Wir werden nun im Detail untersuchen, was im Euro-Raum schiefgelaufen ist. Zusammengefasst werden wir feststellen, dass die Kombination aus festen Wechselkursen und sektoralen Salden sowie ein wenig Datenmanipulation und eine globale Finanzkrise ein monströses Problem der Staatsverschuldung geschaffen haben, das sich an den Rändern der EWU ausbreitete und die gesamte Union in den Abgrund zu stürzen drohte.
Da jedes Land den Euro eingeführt hatte, wurden die Wechselkurse zwischen den Ländern der EWU festgelegt. Einige Länder (Griechenland, Italien) waren weniger erfolgreich bei der Eindämmung der Inflation (insbesondere bei den Löhnen) und stellten daher fest, dass sie innerhalb Europas zunehmend weniger wettbewerbsfähig waren. Infolgedessen wiesen sie Handelsdefizite auf, insbesondere gegenüber Deutschland.
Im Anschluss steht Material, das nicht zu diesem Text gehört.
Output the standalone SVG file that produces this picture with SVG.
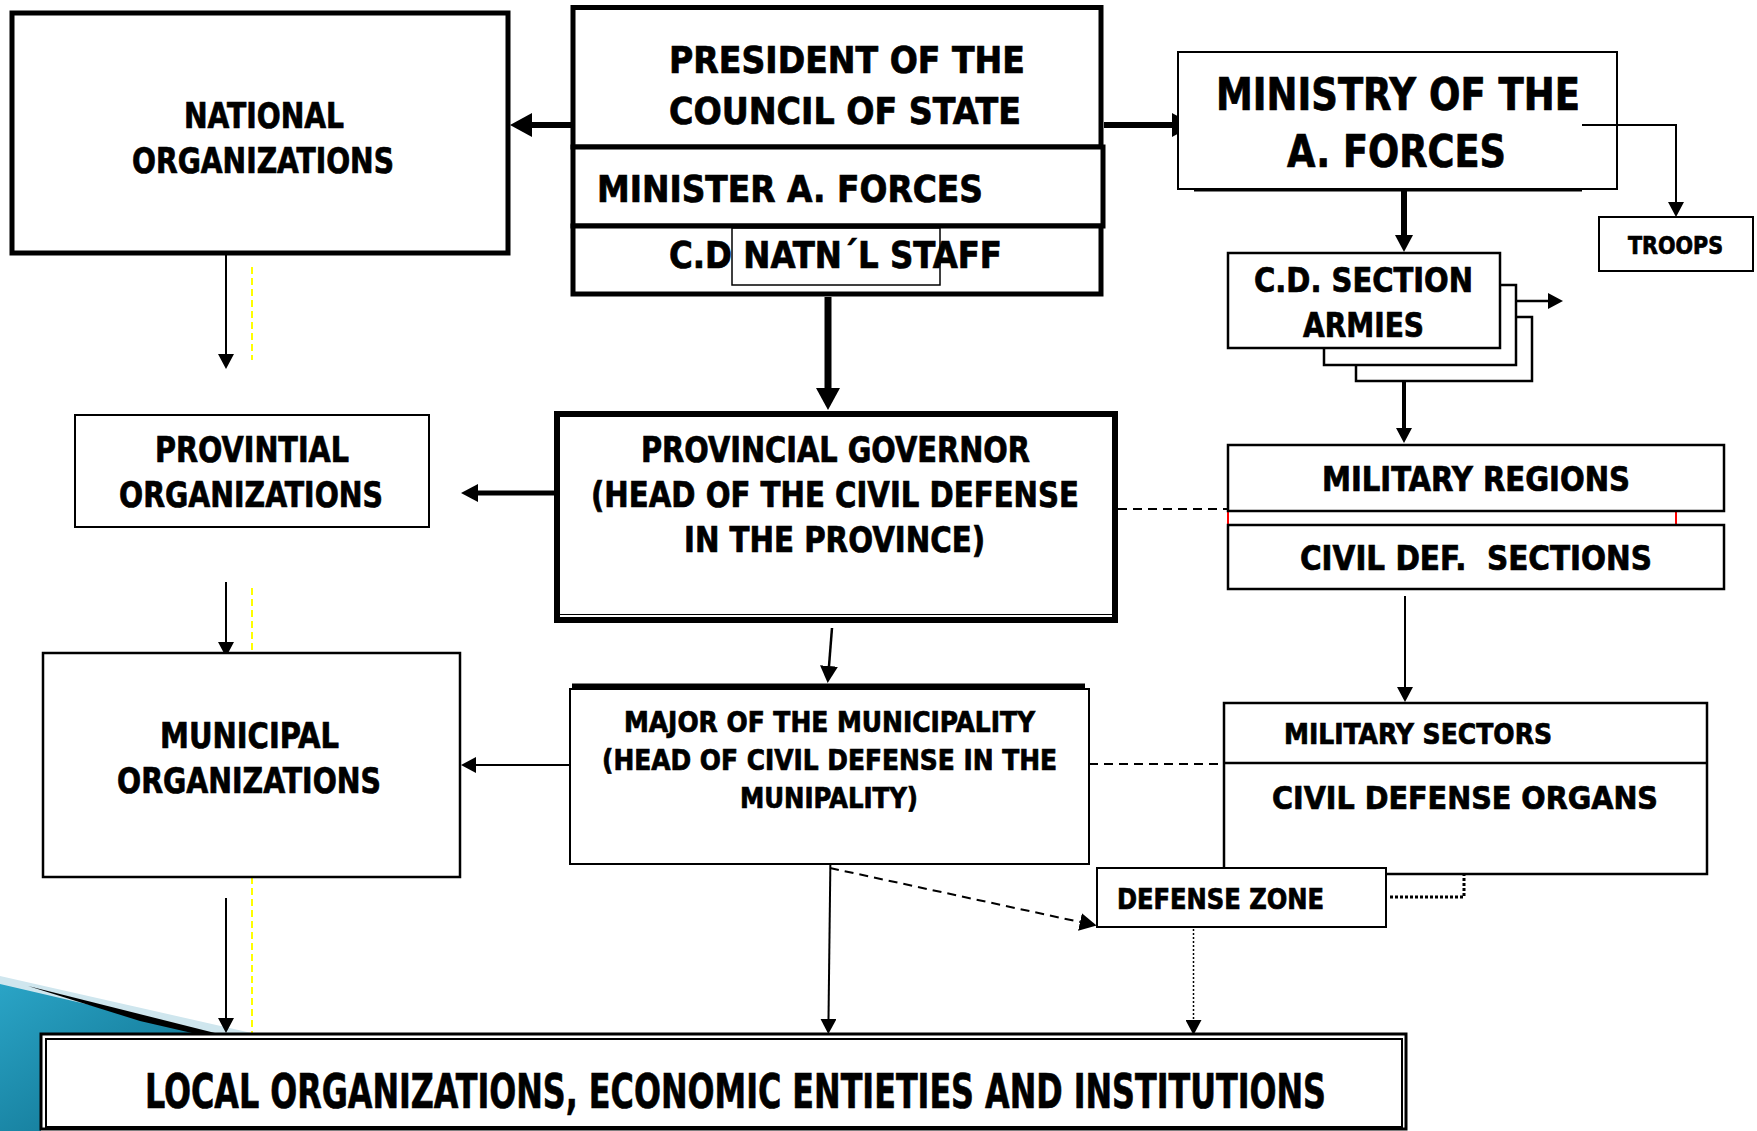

Wie wir aus unserer Makrobuchhaltung wissen, muss ein Leistungsbilanzdefizit dem Defizit des Staatshaushalts und/oder dem Defizit des inländischen Privatsektors entsprechen. So könnte Deutschland (zu Recht) auf "verschwenderische" Ausgaben der griechischen Regierung und des griechischen Privatsektors verweisen, und Griechenland könnte (zu Recht) Deutschland für seine "merkantilistische" Handelspolitik beschuldigen, die sich auf Handelsbilanzüberschüsse stützte. Tatsächlich war Deutschland in der Lage, seine Haushaltsdefizite niedrig und seine Ersparnisse im privaten Sektor hoch zu halten, indem es sich auf seine Nachbarn verließ, um die deutsche Wirtschaft über den Exportsektor wachsen zu lassen. Aber das bedeutete wiederum, dass seine Nachbarn Schulden aufbauten - und schließlich reagierten die Märkte darauf mit Kreditrückstufungen.
Leider führten einige dieser Regierungen eine kreative Buchhaltung - sie verschleierten Schulden - und als dies entdeckt wurde, wurden die Vorwürfe gegen diese Länder noch schlimmer. Die globale Finanzkrise trug ebenfalls zu den Problemen bei, da die nervösen Märkte zu den sichersten Schulden liefen (US-Staatsanleihen und innerhalb Europas zu deutschen und französischen Schulden). Platzende Immobilienblasen schadeten sowohl den Finanzmärkten als auch den verschuldeten Haushalten. Bankprobleme innerhalb Europas erhöhten auch die Staatsverschuldung durch Rettungsaktionen (Irlands Staatsschuldenprobleme waren größtenteils auf Rettungsaktionen für in Schwierigkeiten geratene Finanzinstitute zurückzuführen). Die wirtschaftliche Verlangsamung verringerte auch die Steuereinnahmen des Staates und erhöhte die Transferausgaben (Anm. der Red.: vor allem Sozialleistungen). Um einen Zahlungsausfall abzuwenden, musste die EZB ihre Haltung aufgeben und Rettungspakete schnüren. Die Beamten begannen zu erkennen, dass eine vollständige Trennung zwischen einer Nation und ihrer Währung (d.h. die Trennung der Fiskalpolitik von einer souveränen Währung) keine gute Idee ist.